4. I like the ideas above for voting up under different categories. This will also give you more data to play with for your mystery sorting algorithm. (Dilute the powerfulness of votes where the same user has voted the same entry under mulitple categories, so those votes only count with the power of one vote, but they do still give the sorting alg more data about why it's good).
posted by -harlequin- at 2:11 AM on August 17, 2008


toomuchpete is on to something. What you're after is not so much whether it's a good or bad post, but whether it's interesting. You can devise a rating system where both ends (1/10 and 10/10) are interesting and the middle (5/10) is uninteresting.

Also, if you're worried about hurting people's feelings, don't show them the ratings.
posted by winston at 5:50 AM on August 17, 2008


Maybe you could do a strictly positive voting system?
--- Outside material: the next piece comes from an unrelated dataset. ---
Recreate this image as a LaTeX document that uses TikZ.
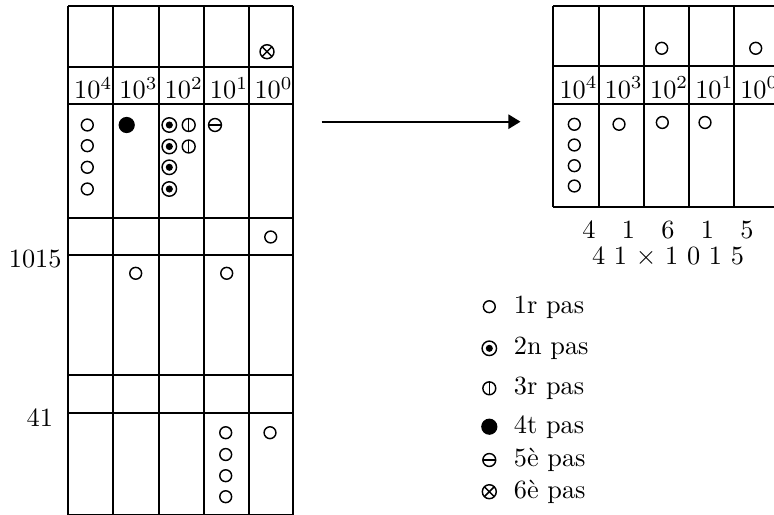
\documentclass[tikz,border=0pt]{standalone}
\usepackage{fontspec}
\usetikzlibrary{arrows.meta}
\begin{document}
\begin{tikzpicture}[x=0.38pt,y=-0.38pt,
  rule/.style={line width=0.7pt},
  sym/.style={circle,draw,line width=0.55pt,inner sep=0pt,outer sep=0pt},
  cO/.style={sym,minimum size=4.5pt},
  cDot/.style={sym,minimum size=5.5pt,path picture={\fill (path picture bounding box.center) circle (1.35pt);}},
  cV/.style={sym,minimum size=4.9pt,path picture={\draw[line width=0.55pt] (path picture bounding box.north) -- (path picture bounding box.south);}},
  cB/.style={sym,fill,minimum size=5.6pt},
  cH/.style={sym,minimum size=4.9pt,path picture={\draw[line width=0.55pt] (path picture bounding box.west) -- (path picture bounding box.east);}},
  cX/.style={sym,minimum size=5.3pt,path picture={\draw[line width=0.55pt] (path picture bounding box.north west) -- (path picture bounding box.south east) (path picture bounding box.north east) -- (path picture bounding box.south west);}},
  hd/.style={anchor=base,inner sep=0pt},
  lbl/.style={anchor=base east,inner sep=0pt},
  leg/.style={anchor=base west,inner sep=0pt},
  arr/.style={line width=0.8pt,-{Triangle[length=4.6pt,width=5.4pt]}}
]
\useasboundingbox (0,0) rectangle (774,514);

% left table
\foreach \x in {68.3,113.3,158.7,204,249,293.3}
  \draw[rule] (\x,6) -- (\x,516);
\foreach \y in {6,66.7,104,218.3,255,375,412.7,515}
  \draw[rule] (68.3,\y) -- (293.3,\y);

\node[hd] (h1) at (93.3,98.8) {$10^{4}$};
\node[hd] (h2) at (138.5,98.8) {$10^{3}$};
\node[hd] (h3) at (183.8,98.8) {$10^{2}$};
\node[hd] (h4) at (229,98.8) {$10^{1}$};
\node[hd] (h5) at (273.6,98.8) {$10^{0}$};

\node[lbl] (n1015) at (62,268) {1015};
\node[lbl] (n41) at (53.5,426) {41};

% left symbols
\node[cX] (x1) at (267,51.7) {};
\node[cO] (a1) at (87.3,125) {};
\node[cO] (a2) at (87.3,145.7) {};
\node[cO] (a3) at (87.3,167.3) {};
\node[cO] (a4) at (87.3,189) {};
\node[cB] (b1) at (126.7,125) {};
\node[cDot] (d1) at (169.3,125) {};
\node[cDot] (d2) at (169.3,146.5) {};
\node[cDot] (d3) at (169.3,167.3) {};
\node[cDot] (d4) at (169.3,189) {};
\node[cV] (v1) at (188.7,125) {};
\node[cV] (v2) at (188.7,146.5) {};
\node[cH] (m1) at (215,125) {};
\node[cO] (a5) at (270.7,237) {};
\node[cO] (a6) at (135.7,273.3) {};
\node[cO] (a7) at (226.7,273.3) {};
\node[cO] (a8) at (225.7,432.7) {};
\node[cO] (a9) at (225.7,454.5) {};
\node[cO] (a10) at (225.7,475.7) {};
\node[cO] (a11) at (225.7,496.7) {};
\node[cO] (a12) at (270,432.7) {};

% arrow
\coordinate (arrS) at (321.7,121.7);
\coordinate (arrE) at (520.5,121.7);
\draw[arr] (arrS) -- (arrE);

% right table
\foreach \x in {553.3,599,644,689.3,734.3,779.3}
  \draw[rule] (\x,6) -- (\x,206.7);
\foreach \y in {6,66,104,206.7}
  \draw[rule] (553.3,\y) -- (780,\y);

\node[hd] (r1) at (578.6,98.5) {$10^{4}$};
\node[hd] (r2) at (623.7,98.5) {$10^{3}$};
\node[hd] (r3) at (669.2,98.5) {$10^{2}$};
\node[hd] (r4) at (714.3,98.5) {$10^{1}$};
\node[hd] (r5) at (759.3,98.5) {$10^{0}$};

\node[cO] (s1) at (661.7,48.3) {};
\node[cO] (s2) at (755.7,48.3) {};
\node[cO] (s3) at (574.3,124.3) {};
\node[cO] (s4) at (574.3,145) {};
\node[cO] (s5) at (574.3,165.7) {};
\node[cO] (s6) at (574.3,186) {};
\node[cO] (s7) at (619,124.3) {};
\node[cO] (s8) at (662.3,122.5) {};
\node[cO] (s9) at (705,122.5) {};

\node[hd] (digits) at (668,238.3) {4\quad1\quad6\quad1\quad5};
\node[hd] (prod) at (668,265) {4 1 $\times$ 1 0 1 5};

% legend
\node[cO] (l1) at (489.3,306.7) {};
\node[cDot] (l2) at (489.3,348.3) {};
\node[cV] (l3) at (489.3,388.3) {};
\node[cB] (l4) at (489.3,426.7) {};
\node[cH] (l5) at (489.3,460) {};
\node[cX] (l6) at (489.3,491.7) {};
\node[leg] (t1) at (513.3,313.2) {1r pas};
\node[leg] (t2) at (513.3,354.8) {2n pas};
\node[leg] (t3) at (513.3,394.8) {3r pas};
\node[leg] (t4) at (513.3,433.2) {4t pas};
\node[leg] (t5) at (513.3,466.5) {5è pas};
\node[leg] (t6) at (513.3,498.2) {6è pas};
\end{tikzpicture}
\end{document}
mefi is an excellent example of this. the only negative "voting" aspect is flagging, which is hidden from view (you cannot see if something is flagged). everything else is positive - favourites, best answers, the social relationship stuff.
posted by not sure this is a good idea at 8:24 AM on August 17, 2008


It doesn't sound like you want or need a popular choice, which is what standard voting is good for. You might want to opt for a tagging system, and go for an identifying process to enable informed recommendation (and to smartly employ the sincere reader for targeted feedback). If registered users were allowed to propose tags for each post, then anonymous others could click to affirm those tags within an approval voting system (by voting for as many tags as they please). The final tally speaks for itself as popularity, and is less offensive because it isn't framed as popular. One post could lead in many categories, while another might lead in only one category--a win-win approach that begs for uniqueness). There are ways to package all that information, not to mention the search functions it offers. Also, if you want a least moderated site, a spam tag could delete posts if at any time it has more hits than all others.
posted by Brian B. at 10:22 AM on August 17, 2008


Response by poster: I really like the tagging as voting concept. It only speaks how public a post has become, not how it was received. I already have tagging set up, but only from the author's control. With a little work post tagging should easily be transferable to the public eye.

Thanks, all!
posted by spamguy at 9:58 PM on August 17, 2008


Seconding the tagging aggregation. That's a system that has worked well on several small communities I've built, and it has the benefit of scaling well. (not necessarily performance-wise, as that depends on how you implement it, but in terms of the kind of quantity it can realistically be used to sift through). In our system, users with certain levels of accumulated 'points' on the site could cash in their points to create new tags. That helped limit the bogus one-off tags that didn't really tell anyone anything useful.

Voting/rating/crowd intelligence systems are tricky. The technical side is never as difficult as ironing out your true goals and figuring out a conceptual system that advances those goals.